Anyway, back to the point...The other day I realized that I hadn't gone on the trail in so long, and I felt a need so strong, that I had to do something about it. I took up running. Never in my entire life have I enjoyed running. I am not good at it, and in fact, when I was younger my doctor told me that I couldn't run because of a skipped heart beat. My breathing is heavy from the moment I start and I can barely run for a minute straight. But my addictive personality needed a fix, and that meant I was going to run on the trail.
First day was no good; it took my brother and I two hours to walk/run three miles, a distance that should take 36 minutes at most. Second day I went alone. It took me a little over an hour to walk/run more or less four miles. Today I went the same distance in about an hour.
I'm still not good at this whole running thing, but I get back so much more than I give when I go that I can't give up just yet. When I say I'm going on a run, it's always going to mean a walk/run; I still can't run for more than a minute straight, but it feels so good to set a stopping point and see yourself run past it. I tell myself that I am going to "run to [that] tree", as I get near the tree I think that I can run to [that] sign, and as I am passing the sign I think "...if God is able to die on a cross for me, then I am definitely able to run just a little further." Of course, by that time the thought only gets me a few yards further, but at least I keep going.

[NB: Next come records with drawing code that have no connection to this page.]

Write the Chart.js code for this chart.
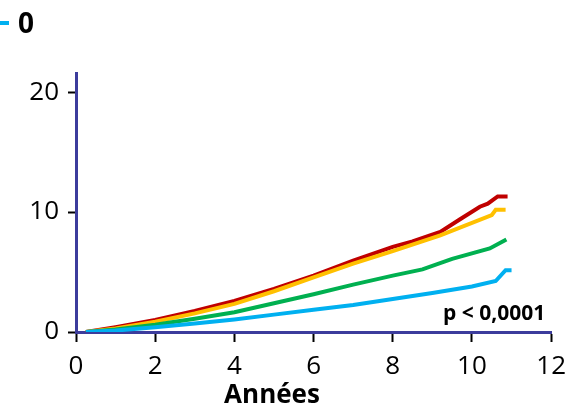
<!DOCTYPE html>
<html>
<head>
<meta charset="utf-8">
<script src="https://cdn.jsdelivr.net/npm/chart.js@4.4.1/dist/chart.umd.min.js"></script>
<style>
  html, body { margin: 0; padding: 0; background: #fff; }
  #wrap { position: relative; width: 575px; height: 407px; overflow: hidden; }
</style>
</head>
<body>
<div id="wrap"><canvas id="myChart" width="575" height="407"></canvas></div>
<script>
// values (years, cumulative %)
let blueX = [0.25, 1, 2, 3, 4, 5, 6, 7, 8, 9, 10, 10.6, 10.85, 11.0];
let blueY = [0, 0.12, 0.4, 0.7, 1.05, 1.45, 1.85, 2.25, 2.75, 3.25, 3.8, 4.25, 5.15, 5.15];
let greenX = [0.25, 1, 2, 3, 4, 5, 6, 7, 8, 8.75, 9.5, 10.45, 10.87];
let greenY = [0, 0.2, 0.6, 1.1, 1.65, 2.4, 3.15, 3.95, 4.7, 5.22, 6.1, 6.97, 7.72];
let yellowX = [0.25, 1, 2, 3, 4, 5, 6, 7, 8, 9.2, 10.5, 10.6, 10.85];
let yellowY = [0, 0.3, 0.85, 1.55, 2.35, 3.4, 4.55, 5.7, 6.75, 8.05, 9.75, 10.2, 10.2];
let redX = [0.25, 1, 2, 3, 4, 5, 6, 7, 8, 8.5, 9.2, 9.7, 10.2, 10.4, 10.65, 10.9];
let redY = [0, 0.4, 1.0, 1.75, 2.6, 3.6, 4.7, 5.95, 7.1, 7.55, 8.35, 9.4, 10.45, 10.7, 11.3, 11.3];

let seriesNames = ['0', '1', '2', '3'];
let seriesColors = ['#00b0f0', '#00b050', '#ffc000', '#c00000'];
let xTicks = [0, 2, 4, 6, 8, 10, 12];
let yTicks = [0, 10, 20];
let xTitle = 'Années';
let pText = 'p < 0,0001';

function pts(xs, ys) {
  return xs.map(function (x, i) { return { x: x, y: ys[i] }; });
}

let allX = [blueX, greenX, yellowX, redX];
let allY = [blueY, greenY, yellowY, redY];

let datasets = allX.map(function (xs, i) {
  return {
    label: seriesNames[i],
    data: pts(xs, allY[i]),
    borderColor: seriesColors[i],
    backgroundColor: seriesColors[i],
    borderWidth: 4,
    pointRadius: 0,
    tension: 0,
    fill: false
  };
});

const axisColor = '#3c3c9c';

const textPlugin = {
  id: 'texts',
  afterDraw(chart) {
    const ctx = chart.ctx;
    const xs = chart.scales.x;
    const ys = chart.scales.y;
    ctx.save();
    ctx.fillStyle = '#000';

    // axis title, sits left of centre like in the original
    ctx.font = 'bold 26px "Open Sans"';
    ctx.textAlign = 'center';
    ctx.textBaseline = 'alphabetic';
    ctx.fillText(xTitle, xs.getPixelForValue(4.95), 403);

    // p value
    ctx.font = 'bold 21px "Open Sans"';
    ctx.textAlign = 'right';
    ctx.fillText(pText, xs.getPixelForValue(11.85), ys.getPixelForValue(0) - 12);

    // legend fragment (cut at the left border)
    ctx.strokeStyle = seriesColors[0];
    ctx.lineWidth = 4;
    ctx.beginPath();
    ctx.moveTo(-20, 23);
    ctx.lineTo(9, 23);
    ctx.stroke();
    ctx.font = 'bold 28px "Open Sans"';
    ctx.textAlign = 'left';
    ctx.fillText(seriesNames[0], 18, 33);
    ctx.restore();
  }
};

let ctx = document.getElementById('myChart');
let chart = new Chart(ctx, {
  type: 'line',
  data: { datasets: datasets },
  plugins: [textPlugin],
  options: {
    responsive: false,
    animation: false,
    devicePixelRatio: 1,
    layout: { padding: { top: 73, right: 20, left: 1, bottom: 0 } },
    plugins: {
      legend: { display: false },
      tooltip: { enabled: false }
    },
    scales: {
      x: {
        type: 'linear',
        min: 0,
        max: 12,
        afterBuildTicks: function (s) { s.ticks = xTicks.map(function (v) { return { value: v }; }); },
        afterFit: function (s) { s.height = 75; },
        ticks: {
          color: '#000',
          font: { family: 'Open Sans', size: 26 },
          padding: 9,
          maxRotation: 0,
          autoSkip: false
        },
        grid: {
          drawOnChartArea: false,
          tickLength: 10,
          tickColor: '#000',
          tickWidth: 2
        },
        border: { color: axisColor, width: 3 }
      },
      y: {
        min: 0,
        max: 21.6,
        afterBuildTicks: function (s) { s.ticks = yTicks.map(function (v) { return { value: v }; }); },
        afterFit: function (s) { s.width = 75; },
        ticks: {
          color: '#000',
          font: { family: 'Open Sans', size: 26 },
          padding: 9
        },
        grid: {
          drawOnChartArea: false,
          tickLength: 8,
          tickColor: '#000',
          tickWidth: 2
        },
        border: { color: axisColor, width: 3 }
      }
    }
  }
});
</script>
</body>
</html>
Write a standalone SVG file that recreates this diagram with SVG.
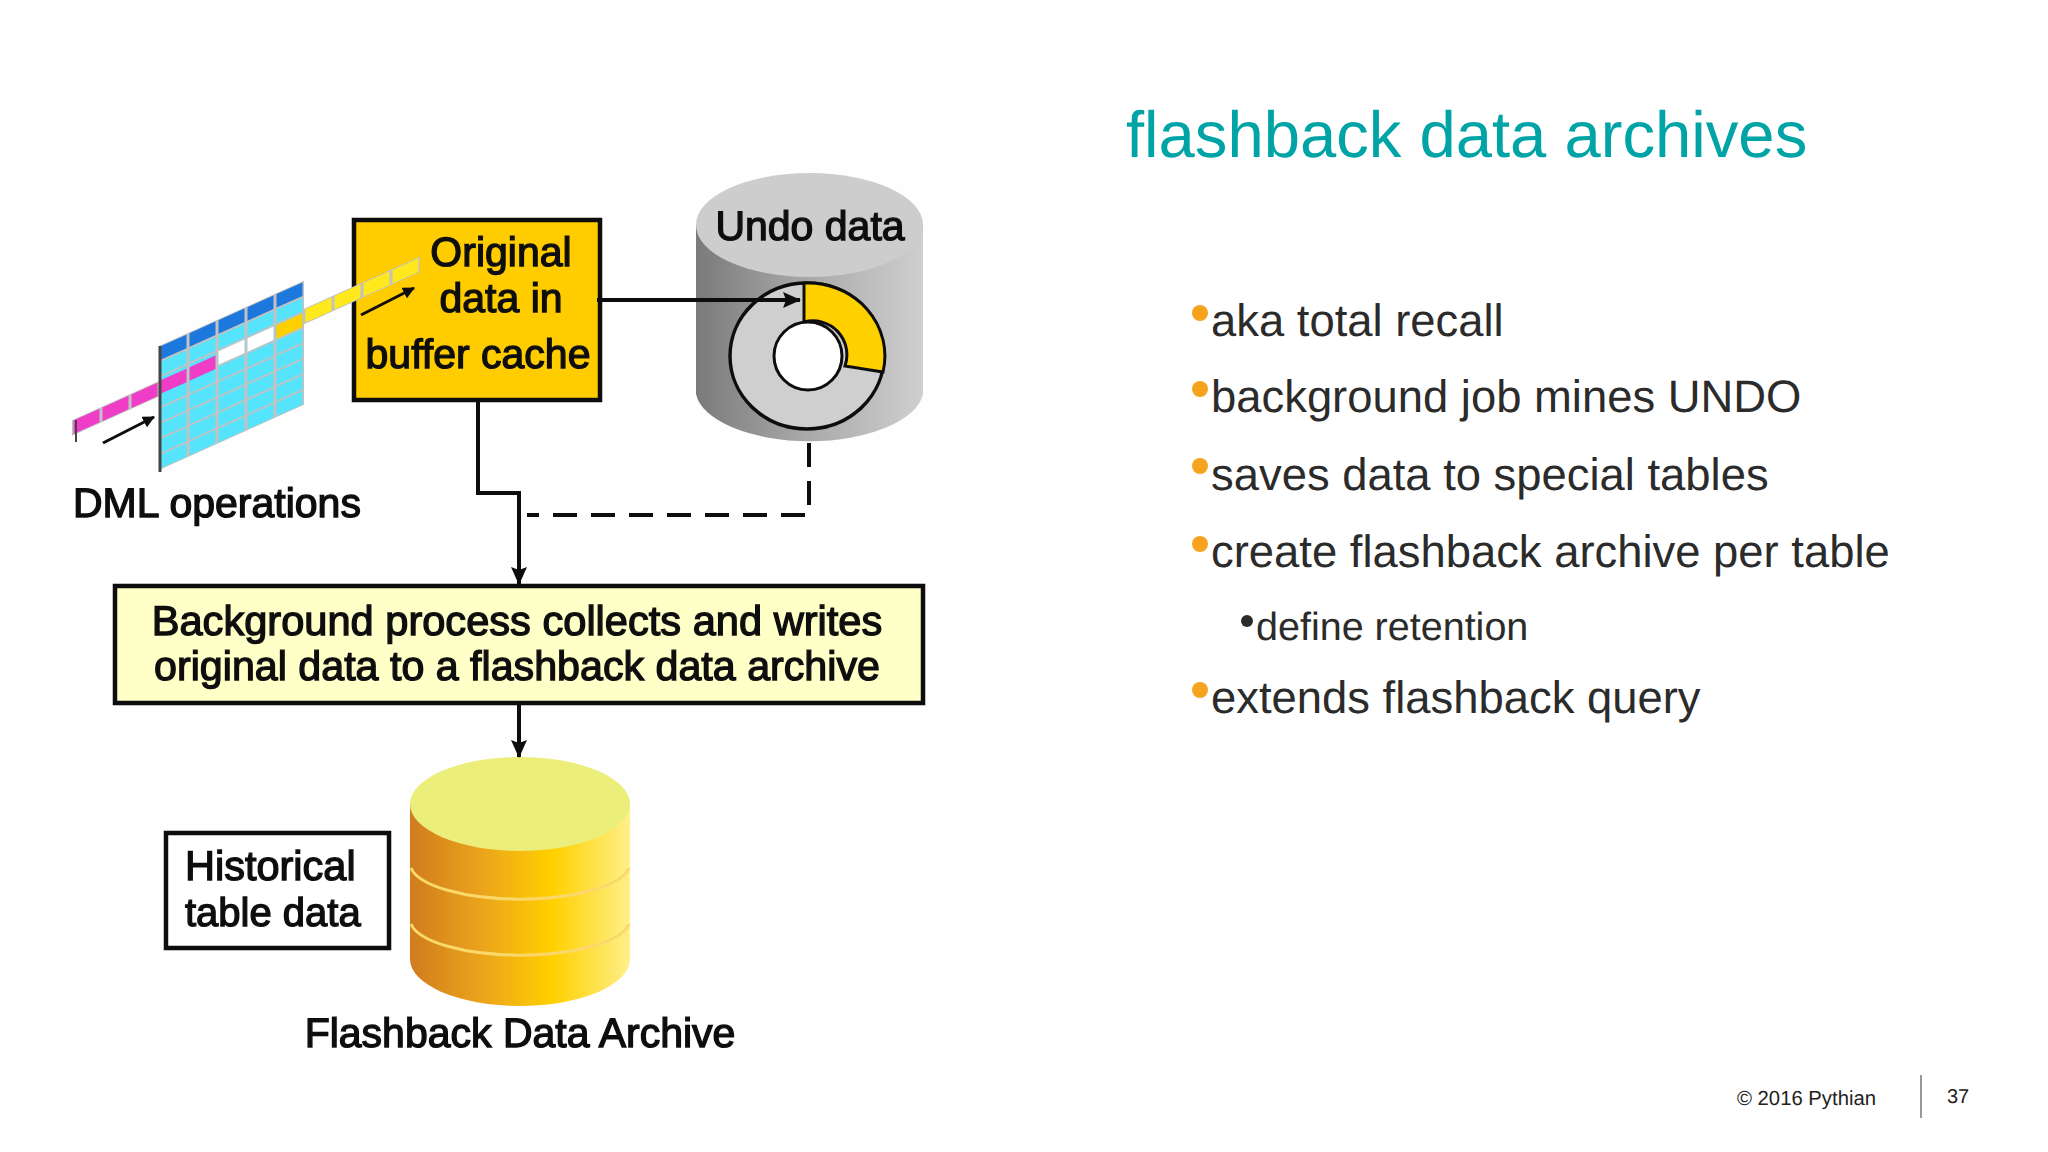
<svg xmlns="http://www.w3.org/2000/svg" xmlns:xlink="http://www.w3.org/1999/xlink" width="2048" height="1152" viewBox="0 0 2048 1152">
<style>
text{font-family:"Liberation Sans",Arial,sans-serif;text-rendering:geometricPrecision}
.d{font-size:41px;fill:#111;stroke:#111;stroke-width:1.350px}
.m{text-anchor:middle}
.b{font-size:45.400px;fill:#2b2b2b}
.box{stroke:#111;stroke-width:4.500}
.ln{fill:none;stroke:#111;stroke-width:4}
.dash{stroke-dasharray:24 14}
.cy{fill:#55e4fb}.bl{fill:#1f78dc}.pk{fill:#f03cc8}.ye{fill:#ffe81a}.ya{fill:#ffd000}.wh{fill:#fff}
.fr{fill:#c2c2c2}
.o{fill:#f5a31c}
</style>
<defs>
<linearGradient id="gGrey" x1="0" x2="1" y1="0" y2="0"><stop offset="0" stop-color="#7a7a7a"/><stop offset=".45" stop-color="#a6a6a6"/><stop offset="1" stop-color="#cfcfcf"/></linearGradient>
<linearGradient id="gGold" x1="0" x2="1" y1="0" y2="0"><stop offset="0" stop-color="#d07c20"/><stop offset=".35" stop-color="#eda71a"/><stop offset=".65" stop-color="#ffd000"/><stop offset="1" stop-color="#fff08a"/></linearGradient>
<marker id="ah" markerUnits="userSpaceOnUse" markerWidth="18" markerHeight="16" refX="17" refY="8" orient="auto"><path d="M0 0L18 8L0 16L3 8Z" fill="#111"/></marker>
<marker id="as" markerUnits="userSpaceOnUse" markerWidth="12" markerHeight="12" refX="11" refY="6" orient="auto"><path d="M0 0L12 6L0 12Z" fill="#111"/></marker>
<filter id="soft" x="-5%" y="-5%" width="110%" height="110%"><feGaussianBlur stdDeviation=".7"/></filter>
<g id="col"><rect x="1.500" y="1" width="26" height="13.500" class="bl"/><rect x="1.500" y="16.500" width="26" height="13.500" class="cy"/><rect x="1.500" y="32" width="26" height="13.500" class="cy"/><rect x="1.500" y="47.500" width="26" height="13.500" class="cy"/><rect x="1.500" y="63" width="26" height="13.500" class="cy"/><rect x="1.500" y="78.500" width="26" height="13.500" class="cy"/><rect x="1.500" y="94" width="26" height="13.500" class="cy"/><rect x="1.500" y="109.500" width="26" height="13.500" class="cy"/></g>
</defs>
<rect width="2048" height="1152" fill="#fff"/>
<rect x="30" y="140" width="950" height="930" fill="#fefefe"/>
<g filter="url(#soft)">
<g id="buffer-cache"><rect x="354" y="220" width="246" height="180" fill="#ffcc00" class="box"/>
<text class="d m" x="501" y="266">Original</text><text class="d m" x="501" y="312">data in</text><text class="d m" x="478" y="368">buffer cache</text></g>
<g id="undo-data">
<path d="M696 225V394A114 52 0 0 0 923 394V225Z" fill="url(#gGrey)"/>
<ellipse cx="809.500" cy="225" rx="113.500" ry="52" fill="#cdcdcd"/>
<text class="d m" x="810" y="240">Undo data</text>
<ellipse cx="807" cy="356" rx="77" ry="73" fill="#cfcfcf" stroke="#111" stroke-width="3.500"/>
<path d="M804 283A77 73 0 0 1 883 372L845 366A34 34 0 0 0 804 322Z" fill="#ffd000" stroke="#111" stroke-width="3"/>
<circle cx="808" cy="356" r="34" fill="#fff" stroke="#111" stroke-width="3"/>
</g>
<g id="dml-table">
<g transform="matrix(1 -.45 0 1 159 346)">
<rect x="-87" y="35" width="87" height="15.500" class="fr"/>
<rect x="145" y="28" width="116" height="15.500" class="fr"/>
<rect x="0" y="0" width="145" height="124" class="fr"/>
<use xlink:href="#col" href="#col"/><use xlink:href="#col" href="#col" x="29"/><use xlink:href="#col" href="#col" x="58"/><use xlink:href="#col" href="#col" x="87"/><use xlink:href="#col" href="#col" x="116"/>
<rect x="-85.500" y="36" width="26" height="13.500" class="pk"/><rect x="-56.500" y="36" width="26" height="13.500" class="pk"/><rect x="-27.500" y="36" width="26" height="13.500" class="pk"/><rect x="1.500" y="35" width="26" height="13.500" class="pk"/><rect x="30.500" y="35" width="26" height="13.500" class="pk"/>
<rect x="59.500" y="32" width="26" height="13.500" class="wh"/><rect x="88.500" y="32" width="26" height="13.500" class="wh"/>
<rect x="117.500" y="32" width="26" height="13.500" class="ya"/><rect x="146.500" y="29" width="26" height="13.500" class="ye"/><rect x="175.500" y="29" width="26" height="13.500" class="ye"/><rect x="204.500" y="29" width="26" height="13.500" class="ye"/><rect x="233.500" y="29" width="26" height="13.500" class="ye"/>
</g>
<path d="M160 346V472" stroke="#444" stroke-width="3"/><path d="M76 420V442" stroke="#444" stroke-width="2"/>
<text class="d" x="73" y="517">DML operations</text>
</g>
<g id="background-process"><rect x="115" y="586" width="808" height="117" fill="#ffffc8" class="box"/>
<text class="d m" x="517" y="635" style="font-size:41.600px">Background process collects and writes</text><text class="d m" x="517" y="680" style="font-size:41.200px">original data to a flashback data archive</text></g>
<g id="flashback-archive">
<path d="M410 804V959A110 47 0 0 0 630 959V804Z" fill="url(#gGold)"/>
<path d="M411 868A110 36 0 0 0 629 868M411 924A110 36 0 0 0 629 924" fill="none" stroke="#fbd86a" stroke-width="3"/>
<ellipse cx="520" cy="804" rx="110" ry="47" fill="#ebee7a"/>
<text class="d m" x="520" y="1047">Flashback Data Archive</text></g>
<g id="historical"><rect x="166" y="833" width="223" height="115" fill="#fff" class="box"/>
<text class="d" x="185" y="880" style="font-size:41.500px">Historical</text><text class="d" x="185" y="926" style="font-size:40px">table data</text></g>
<g id="connectors">
<path class="ln" d="M597 300H800" marker-end="url(#ah)"/>
<path class="ln" d="M478 400V493H519V584" marker-end="url(#ah)"/>
<path class="ln dash" d="M809 443V515H527"/>
<path class="ln" d="M519 703V757" marker-end="url(#ah)"/>
<path class="ln" style="stroke-width:3" d="M103 443L154 417" marker-end="url(#as)"/>
<path class="ln" style="stroke-width:3" d="M361 315L414 288" marker-end="url(#as)"/>
</g>
</g>
<g id="title"><text x="1126" y="157" font-size="65.200" fill="#00a3a6">flashback data archives</text></g>
<g id="bullets">
<circle class="o" cx="1200" cy="313" r="8"/><text class="b" x="1211" y="336">aka total recall</text>
<circle class="o" cx="1200" cy="389" r="8"/><text class="b" x="1211" y="412">background job mines UNDO</text>
<circle class="o" cx="1200" cy="466" r="8"/><text class="b" x="1211" y="490">saves data to special tables</text>
<circle class="o" cx="1200" cy="544" r="8"/><text class="b" x="1211" y="567">create flashback archive per table</text>
<circle cx="1247" cy="621" r="6" fill="#2b2b2b"/><text x="1256" y="640" font-size="39.500" fill="#2b2b2b">define retention</text>
<circle class="o" cx="1200" cy="690" r="8"/><text class="b" x="1211" y="713">extends flashback query</text>
</g>
<g id="footer">
<text x="1737" y="1105" font-size="20.300" fill="#222">© 2016 Pythian</text>
<rect x="1920" y="1075" width="2" height="43" fill="#999"/>
<text x="1947" y="1103" font-size="20" fill="#222">37</text>
</g>
</svg>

I see God when I am on the trail. The trees blow my problems away. The wind and the squirrels sing me a song I can never forget. The pavement is hard under my feet, but protects me from a world I could sink into; it holds me up above the dirt, reminding me that no matter where this trail may take me, the ending is always the same as the beginning.
I have traded my beach for a trail, for now at least, and I couldn't be happier.